The wind made everything a hundred times worse. Even the islanders who were used to the extreme weather started to bicker like toddlers. Most of them didn’t leave the place for months at a time, but in fine weather there was the understanding that you could leave if you wanted to. In summer the mail boat went three times a week and there were regular flights. In an emergency it was possible to charter a plane. Now they, like the visitors, were trapped. The children who were studying at the Anderson High School in Lerwick wouldn’t make it home for the half-term break and their parents were missing them. He should have waited until the spring to bring Fran here. Cassie could have come too and they would have seen the place at its best.
The walk up the island seemed to have exhausted Fran and she was in a deep sleep. He could feel her hair against the bare skin of his shoulder.
Maurice had given them a lift back to Springfield late in the afternoon, the three of them squashed together in the front of the Land Rover, windswept and breathless just after the run from the lighthouse to the vehicle. Perez had always found the field centre administrator an amiable man, relaxed and unflustered, but today he’d seemed infected by the general tension. He’d been quiet, gloomy, and there had been none of the easy conversation Perez remembered from previous meetings.
‘Is anything wrong?’ Immediately Perez had regretted the question. He was on holiday. If there were problems at the centre it was no business of his. Fran had flashed him a grin as the Land Rover rattled over a cattle grid. You really can’t help yourself, can you? She thought his curiosity was a sort of affliction and that he’d only become a detective to give himself the licence to meddle in other people’s lives.
Maurice had taken a while to answer. ‘It’s family trouble,’ he’d said in the end. ‘I daresay it’ll sort itself out.’ He’d been born in Birmingham and still had the Midlands accent. There’d been another moment of silence while he’d concentrated on keeping the vehicle on the road. He continued speaking but his eyes were fixed straight ahead. ‘It’s my youngest daughter, Poppy. She’s always been a handful. My wife thought a few weeks on the isle might help to sort her out, keep her away from some of the bad influences at home, but it hasn’t really worked as we’d planned. Poppy is desperate to leave. She can’t, of course.
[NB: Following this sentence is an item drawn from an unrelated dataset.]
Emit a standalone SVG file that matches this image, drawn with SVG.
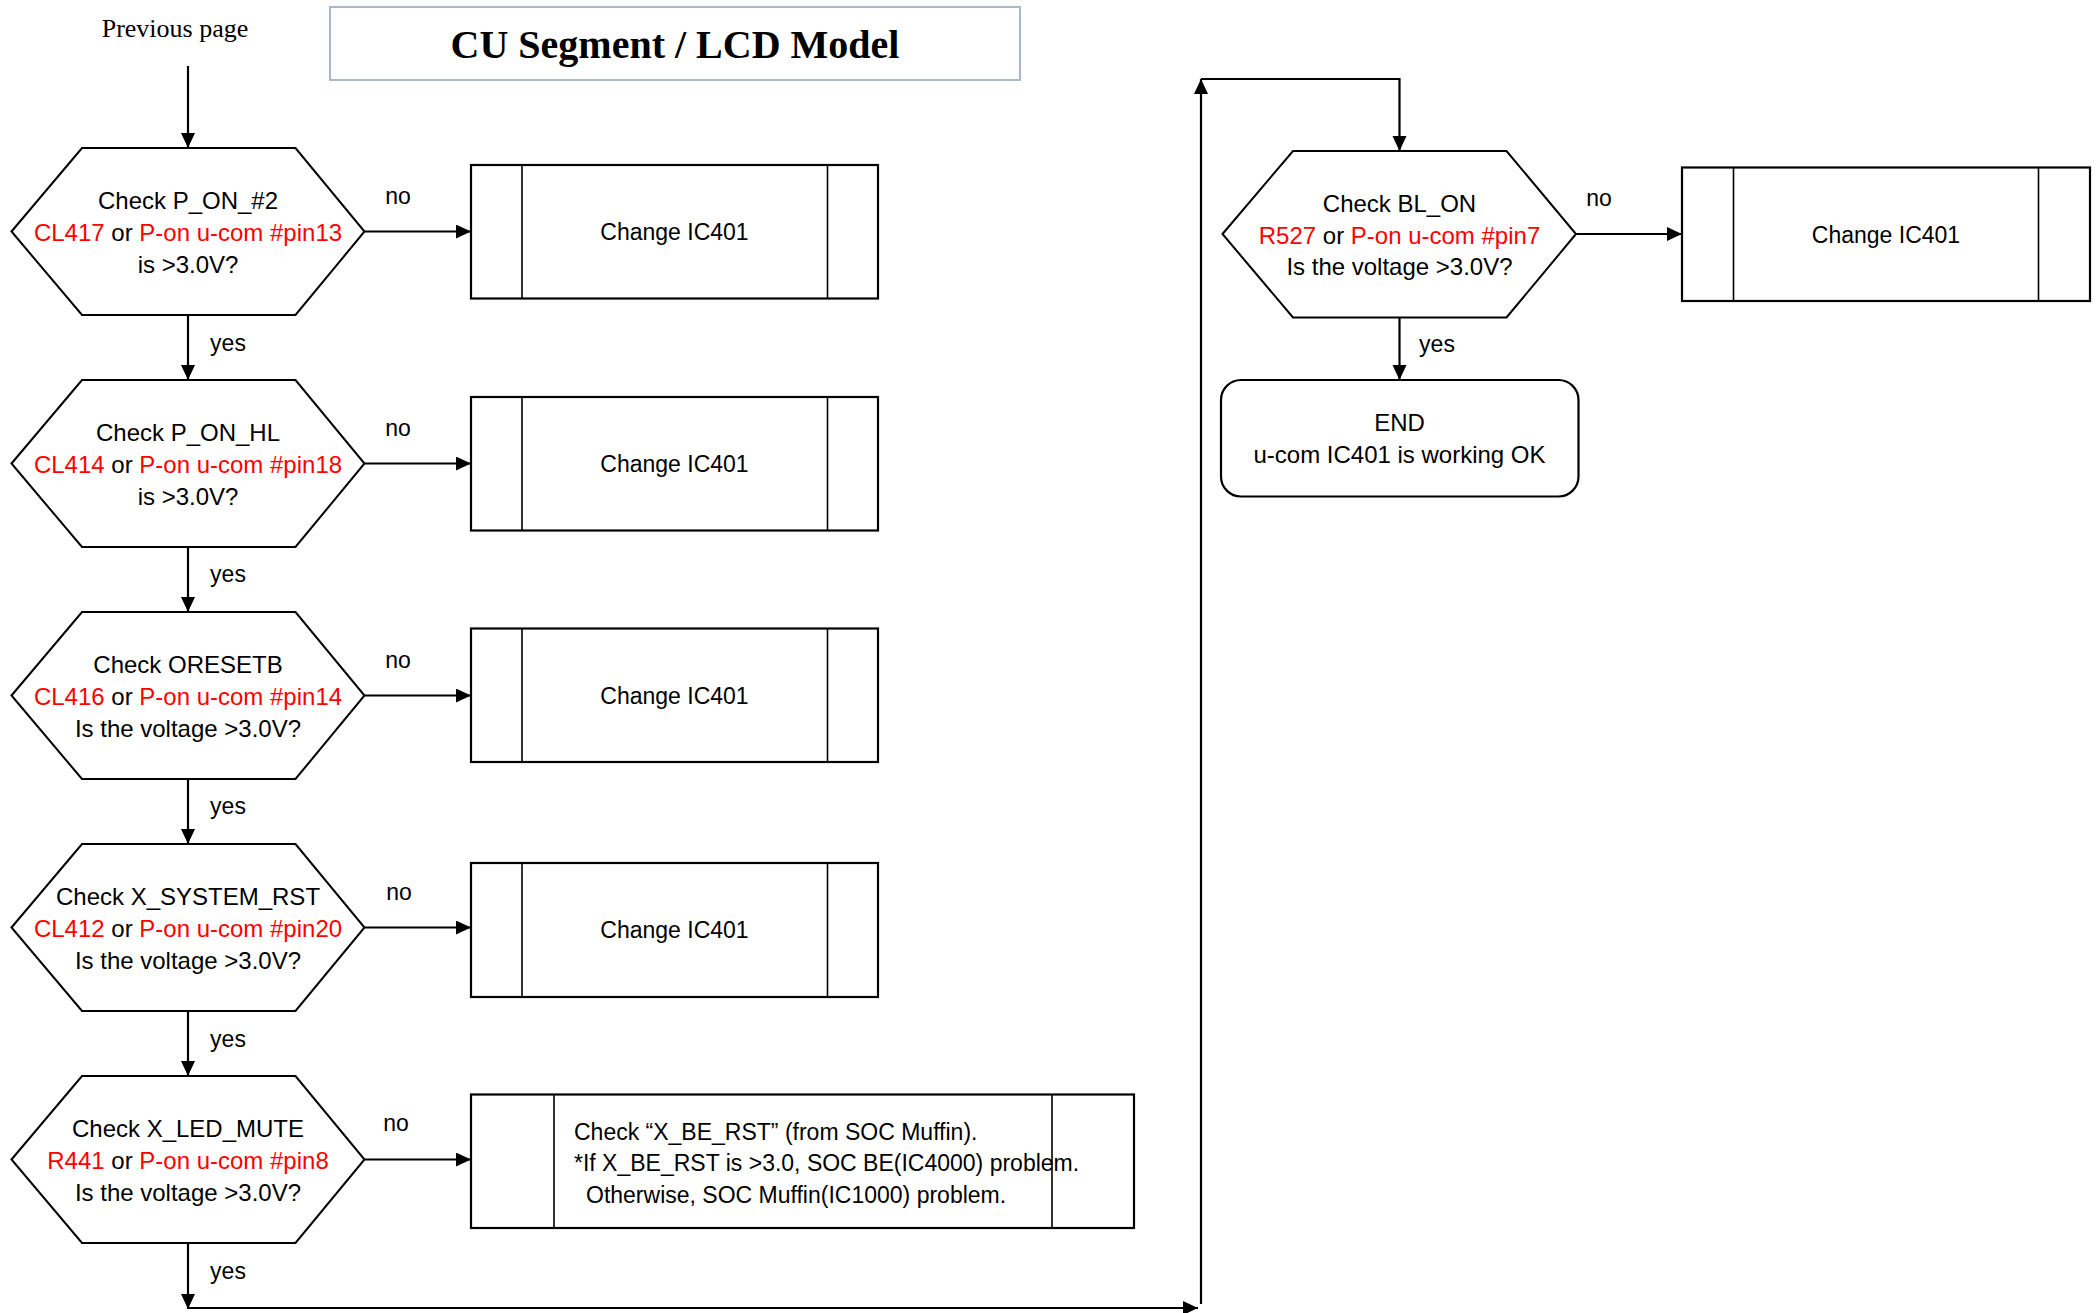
<svg xmlns="http://www.w3.org/2000/svg" width="2098" height="1313" viewBox="0 0 2098 1313">
<style>
.hex{fill:#fff;stroke:#000;stroke-width:2}
.box{fill:#fff;stroke:#000;stroke-width:2.2}
.inner{stroke:#000;stroke-width:1.6}
.t{font-family:"Liberation Sans",Arial,sans-serif;font-size:24px;fill:#000;text-anchor:middle}
.tb{font-family:"Liberation Sans",Arial,sans-serif;font-size:23px;fill:#000}
.lbl{font-family:"Liberation Sans",Arial,sans-serif;font-size:23px;fill:#000;text-anchor:middle}
.r{fill:#ff0000}
.c{fill:none;stroke:#000;stroke-width:2.2}
</style>
<defs>
<marker id="ah" markerUnits="userSpaceOnUse" markerWidth="16" markerHeight="15" refX="15" refY="7" orient="auto">
<path d="M0,0 L15,7 L0,14 z" fill="#000"/>
</marker>
</defs>
<rect width="2098" height="1313" fill="#fff"/>

<g id="title">
<rect x="330" y="7" width="690" height="73" fill="#fff" stroke="#a9b8cb" stroke-width="2"/>
<text x="675" y="58" font-family="Liberation Serif,'Times New Roman',serif" font-size="40" font-weight="bold" text-anchor="middle">CU Segment / LCD Model</text>
</g>
<g id="prev">
<text x="175" y="37" font-family="Liberation Serif,'Times New Roman',serif" font-size="26" text-anchor="middle">Previous page</text>
</g>

<g id="connectors">
<line class="c" x1="188" y1="66" x2="188" y2="148" marker-end="url(#ah)"/>
<line class="c" x1="188" y1="315" x2="188" y2="380" marker-end="url(#ah)"/>
<line class="c" x1="188" y1="547" x2="188" y2="612" marker-end="url(#ah)"/>
<line class="c" x1="188" y1="779" x2="188" y2="844" marker-end="url(#ah)"/>
<line class="c" x1="188" y1="1011" x2="188" y2="1076" marker-end="url(#ah)"/>
<line class="c" x1="188" y1="1243" x2="188" y2="1309" marker-end="url(#ah)"/>
<line class="c" x1="188" y1="1308" x2="1198" y2="1308" marker-end="url(#ah)"/>
<line class="c" x1="1201" y1="1304" x2="1201" y2="79" marker-end="url(#ah)"/>
<polyline class="c" points="1201,79 1399.5,79 1399.5,151" marker-end="url(#ah)"/>
<line class="c" x1="364.5" y1="231.5" x2="471" y2="231.5" marker-end="url(#ah)"/>
<line class="c" x1="364.5" y1="463.5" x2="471" y2="463.5" marker-end="url(#ah)"/>
<line class="c" x1="364.5" y1="695.5" x2="471" y2="695.5" marker-end="url(#ah)"/>
<line class="c" x1="364.5" y1="927.5" x2="471" y2="927.5" marker-end="url(#ah)"/>
<line class="c" x1="364.5" y1="1159.5" x2="471" y2="1159.5" marker-end="url(#ah)"/>
<line class="c" x1="1576" y1="234" x2="1682" y2="234" marker-end="url(#ah)"/>
<line class="c" x1="1399.5" y1="318" x2="1399.5" y2="380" marker-end="url(#ah)"/>
<text class="lbl" x="398" y="204">no</text>
<text class="lbl" x="398" y="436">no</text>
<text class="lbl" x="398" y="668">no</text>
<text class="lbl" x="399" y="900">no</text>
<text class="lbl" x="396" y="1131">no</text>
<text class="lbl" x="1599" y="206">no</text>
<text class="lbl" x="228" y="351">yes</text>
<text class="lbl" x="228" y="582">yes</text>
<text class="lbl" x="228" y="814">yes</text>
<text class="lbl" x="228" y="1047">yes</text>
<text class="lbl" x="228" y="1279">yes</text>
<text class="lbl" x="1437" y="352">yes</text>
</g>

<g id="d1">
<polygon class="hex" points="11.5,231.5 82,148 295.5,148 364.5,231.5 295.5,315 82,315"/>
<text class="t" x="188" y="209">Check P_ON_#2</text>
<text class="t" x="188" y="241"><tspan class="r">CL417</tspan> or <tspan class="r">P-on u-com #pin13</tspan></text>
<text class="t" x="188" y="272.5">is &gt;3.0V?</text>
</g>
<g id="d2">
<polygon class="hex" points="11.5,463.5 82,380 295.5,380 364.5,463.5 295.5,547 82,547"/>
<text class="t" x="188" y="441">Check P_ON_HL</text>
<text class="t" x="188" y="473"><tspan class="r">CL414</tspan> or <tspan class="r">P-on u-com #pin18</tspan></text>
<text class="t" x="188" y="504.5">is &gt;3.0V?</text>
</g>
<g id="d3">
<polygon class="hex" points="11.5,695.5 82,612 295.5,612 364.5,695.5 295.5,779 82,779"/>
<text class="t" x="188" y="673">Check ORESETB</text>
<text class="t" x="188" y="705"><tspan class="r">CL416</tspan> or <tspan class="r">P-on u-com #pin14</tspan></text>
<text class="t" x="188" y="736.5">Is the voltage &gt;3.0V?</text>
</g>
<g id="d4">
<polygon class="hex" points="11.5,927.5 82,844 295.5,844 364.5,927.5 295.5,1011 82,1011"/>
<text class="t" x="188" y="905">Check X_SYSTEM_RST</text>
<text class="t" x="188" y="937"><tspan class="r">CL412</tspan> or <tspan class="r">P-on u-com #pin20</tspan></text>
<text class="t" x="188" y="968.5">Is the voltage &gt;3.0V?</text>
</g>
<g id="d5">
<polygon class="hex" points="11.5,1159.5 82,1076 295.5,1076 364.5,1159.5 295.5,1243 82,1243"/>
<text class="t" x="188" y="1137">Check X_LED_MUTE</text>
<text class="t" x="188" y="1169"><tspan class="r">R441</tspan> or <tspan class="r">P-on u-com #pin8</tspan></text>
<text class="t" x="188" y="1200.5">Is the voltage &gt;3.0V?</text>
</g>
<g id="d6">
<polygon class="hex" points="1222.5,234 1293,151 1506.5,151 1576,234 1506.5,317.5 1293,317.5"/>
<text class="t" x="1399.5" y="211.5">Check BL_ON</text>
<text class="t" x="1399.5" y="243.5"><tspan class="r">R527</tspan> or <tspan class="r">P-on u-com #pin7</tspan></text>
<text class="t" x="1399.5" y="275">Is the voltage &gt;3.0V?</text>
</g>

<g id="b1">
<rect class="box" x="471" y="165" width="407" height="133.5"/>
<line class="inner" x1="522" y1="165" x2="522" y2="298.5"/>
<line class="inner" x1="827.5" y1="165" x2="827.5" y2="298.5"/>
<text class="tb" x="674.5" y="240" text-anchor="middle">Change IC401</text>
</g>
<g id="b2">
<rect class="box" x="471" y="397" width="407" height="133.5"/>
<line class="inner" x1="522" y1="397" x2="522" y2="530.5"/>
<line class="inner" x1="827.5" y1="397" x2="827.5" y2="530.5"/>
<text class="tb" x="674.5" y="472" text-anchor="middle">Change IC401</text>
</g>
<g id="b3">
<rect class="box" x="471" y="628.5" width="407" height="133.5"/>
<line class="inner" x1="522" y1="628.5" x2="522" y2="762"/>
<line class="inner" x1="827.5" y1="628.5" x2="827.5" y2="762"/>
<text class="tb" x="674.5" y="704" text-anchor="middle">Change IC401</text>
</g>
<g id="b4">
<rect class="box" x="471" y="863" width="407" height="134"/>
<line class="inner" x1="522" y1="863" x2="522" y2="997"/>
<line class="inner" x1="827.5" y1="863" x2="827.5" y2="997"/>
<text class="tb" x="674.5" y="938" text-anchor="middle">Change IC401</text>
</g>
<g id="b5">
<rect class="box" x="471" y="1094.5" width="663" height="133.5"/>
<line class="inner" x1="554" y1="1094.5" x2="554" y2="1228"/>
<line class="inner" x1="1052" y1="1094.5" x2="1052" y2="1228"/>
<text class="tb" x="574" y="1139.5">Check “X_BE_RST” (from SOC Muffin).</text>
<text class="tb" x="574" y="1171">*If X_BE_RST is &gt;3.0, SOC BE(IC4000) problem.</text>
<text class="tb" x="586" y="1202.5">Otherwise, SOC Muffin(IC1000) problem.</text>
</g>
<g id="b6">
<rect class="box" x="1682" y="167.5" width="408" height="133.5"/>
<line class="inner" x1="1733.5" y1="167.5" x2="1733.5" y2="301"/>
<line class="inner" x1="2038.5" y1="167.5" x2="2038.5" y2="301"/>
<text class="tb" x="1886" y="243" text-anchor="middle">Change IC401</text>
</g>
<g id="end">
<rect x="1221" y="380" width="357.5" height="116.5" rx="20" ry="20" fill="#fff" stroke="#000" stroke-width="2.2"/>
<text class="t" x="1399.5" y="430.5">END</text>
<text class="t" x="1399.5" y="462.5">u-com IC401 is working OK</text>
</g>
</svg>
I had to give priority on the plane to the visitors who wanted to get out. She feels like a prisoner here. She can’t understand that there’s nothing we can do. She’s making life difficult for everyone, especially for Angela.’
Lying in bed, Perez thought about this. About problems within families and whether Fran’s daughter Cassie would see him as a wicked stepfather when they were married and about what it might be like to have a child of his own. He loved Cassie with a passion that took his breath away at times. His marriage had failed partly because his wife had lost a baby late in pregnancy. If the child had lived she’d have been much the same age as Cassie. But would he feel the same affection if he and Fran had a baby? Would the girl feel rejected or put out?